You learn quite a few surprising facts during the course of Client 9, including the extent to which the FBI ignored other aspects of their prostitution investigation while focusing all their attention on outing Spitzer, and the infamous Ashley Dupré's relative minor importance to Spitzer as a lover. While Dupré was characterized as being the "Governor's Hooker" in the scandal's aftermath and has taken full financial advantage of it, in truth Dupré and Spitzer only had a single rendezvous while Spitzer's most visited escort remained anonymous to the public.

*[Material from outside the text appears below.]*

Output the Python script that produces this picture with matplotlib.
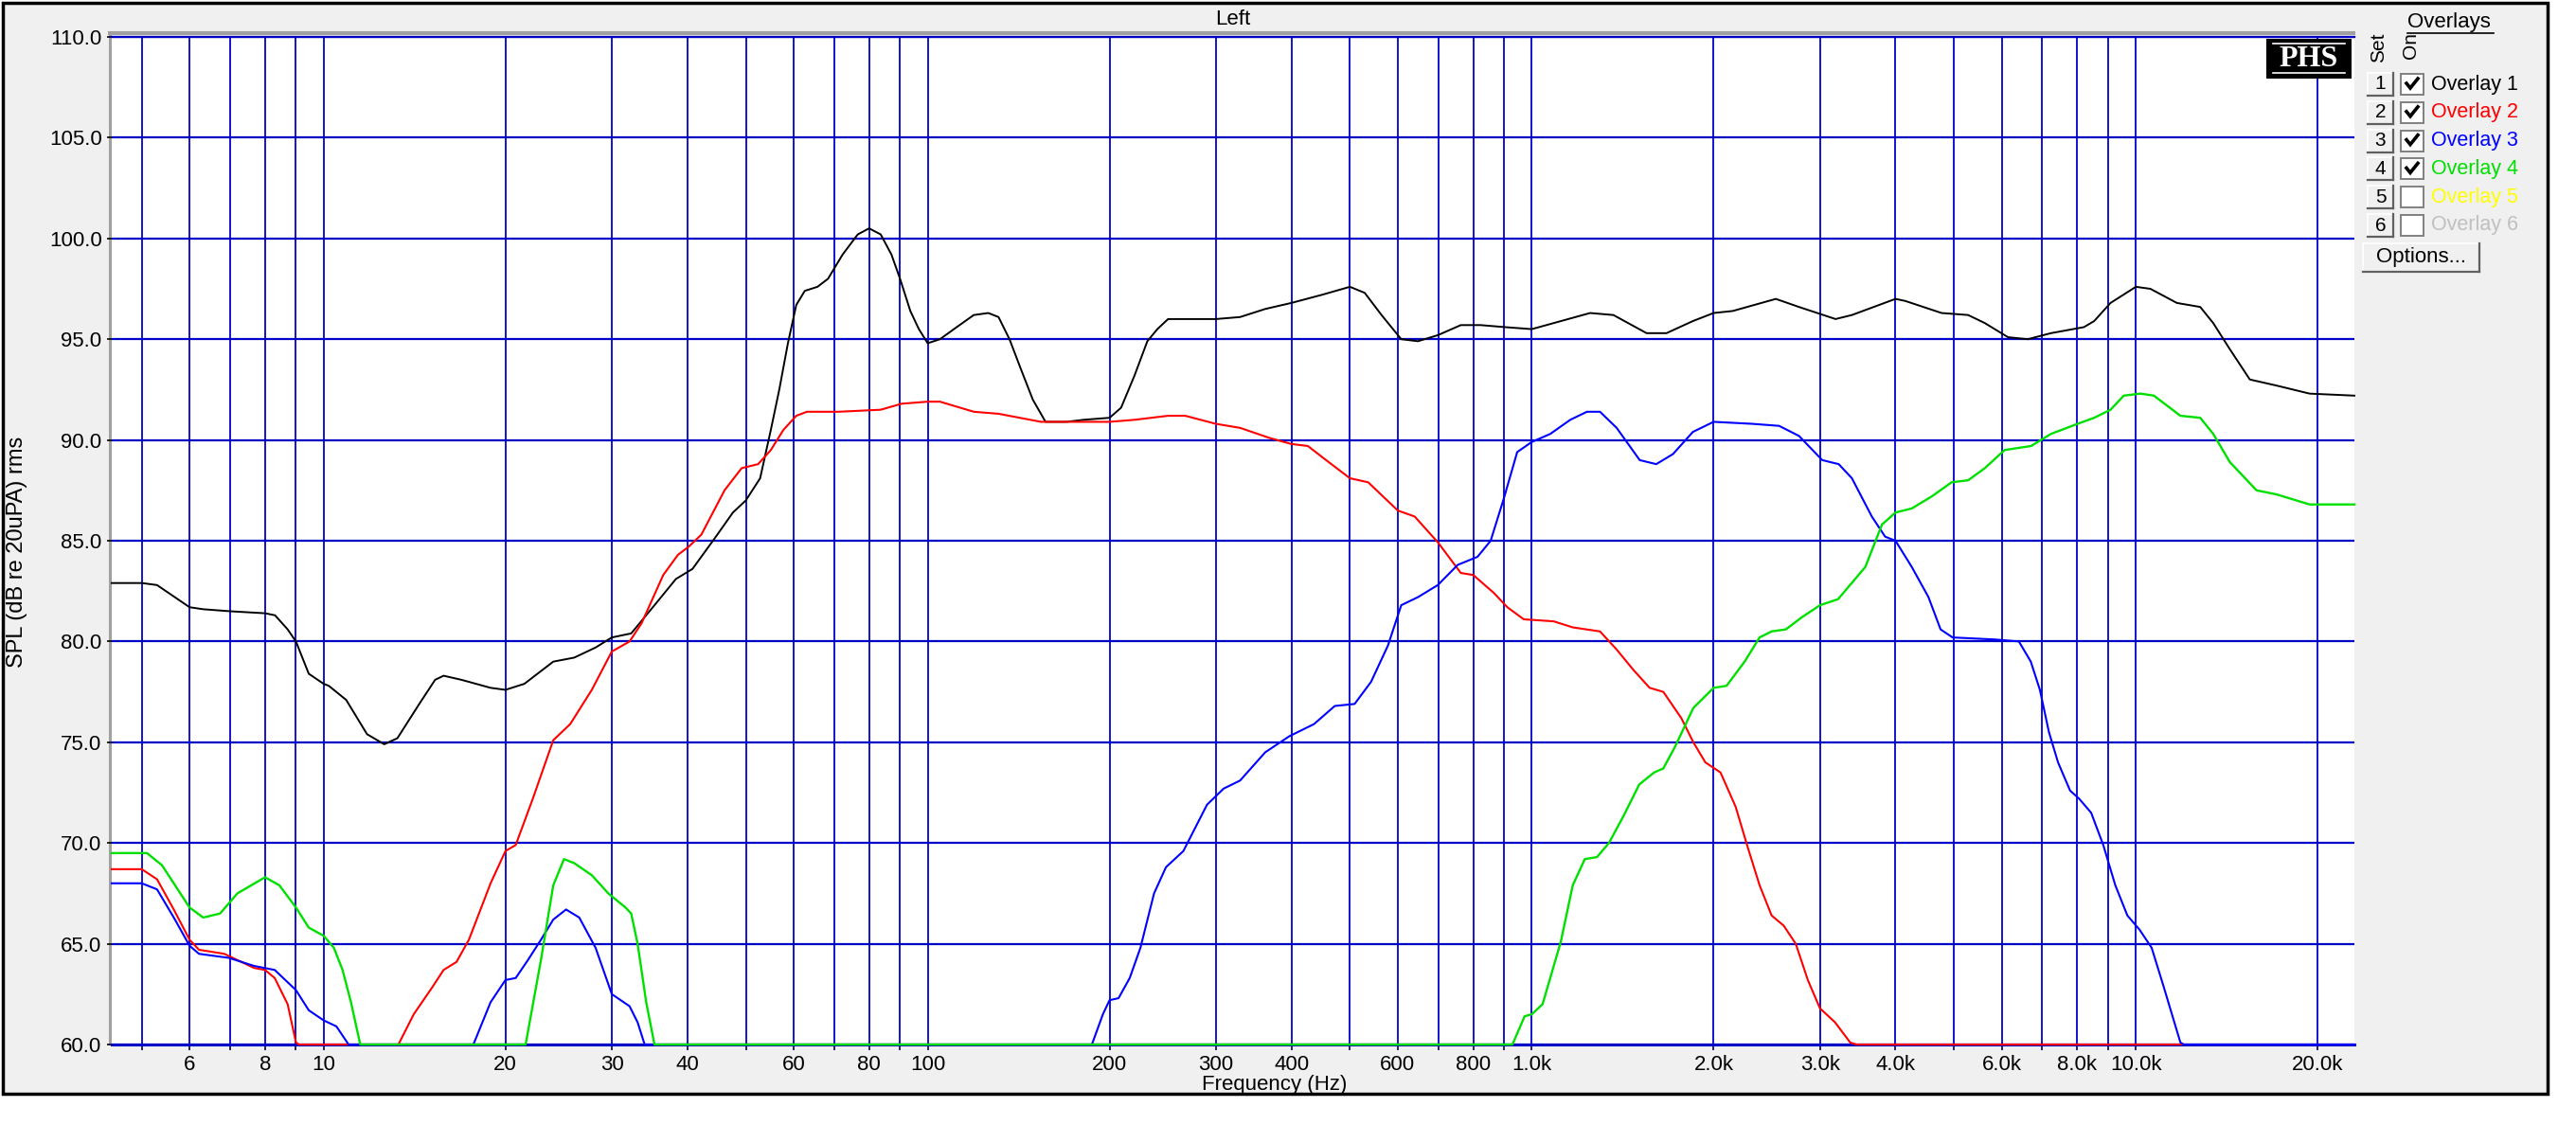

She still remains relatively anonymous in Client 9. She apparently spoke to Gibney but only on the condition that her face, name, and voice not be revealed, so rather than film her in shadow and supply a harmonizer, Gibney hired an actress to read a transcript of the escort's interview.

My friend Sarah pointed out after we watched the movie that Gibney's use of the actress bothered her, and I realized it bothered me too. It isn't that I necessarily distrust the account just because it comes from an actress's mouth. Sure, it leaves Gibney open to criticism because he or someone else could have just written a script for the actress to read, but if Gibney had opted to instead film the real escort - only hidden by shadow, with a disguised voice and no name - you could make the same charge. It bothered me because overall Client 9 feels more stylized than it should be, and the use of the actress is part of that stylization. I would not say Gibney chose style over substance, but that there were times when the style made me stop caring about the substance. I felt like sighing a little, for example, when an interview with former AIG CEO Hank Greenberg opened with a contrived, crookedly askew zoom-in and out on Greenberg. I grew tired quickly of what sometimes seemed like an endless stream of stills of Spitzer looking pointedly tragic. The stylization certainly didn't ruin the film for me, and I usually enjoyed it, but there were weaknesses to it.

In a sense you could say Client 9 is less about the rise and fall of Eliot Spitzer, and more about how the rich and powerful in our country operate and how their wrath manifests when they're roused to action. With the evidence provided in the film, it's difficult to imagine that - if not necessarily people interviewed in the film like Langone and Bruno - someone had it in for Spitzer and sicced the dogs on him. The FBI certainly didn't seem to accidentally stumble upon his infidelity.

Regardless, what I find surprising is that as angry as I should feel towards people like Langone, Bruno and Stone, I don't. And I should. Even if they're utterly guiltless of any machinations against Spitzer, their unapologetic glee about a downfall that marked one of the darkest moments in New York's recent history is enough to justify wanting to push their respective faces through the backs of their respective heads. But I don't. Gibney's candid interviews with Langone and Bruno, in spite of their wealth and power, make them seem like nothing more than angry old men and it's amazingly easy to feel sorry for them. When Greenberg, towards the end of the movie, refers to his stock being worth "virtually nothing" and a second later defines "virtually nothing" as roughly $100 million, my envy is outweighed by my pity for a man who has as much grasp on reality as an LSD-soaked coma victim.

Client 9: The Rise and Fall of Eliot Spitzer is a revealing tragedy not only about the all-too-human former governor of the Empire State, but of the kind of ugly power that is brought to bear when the empire is threatened.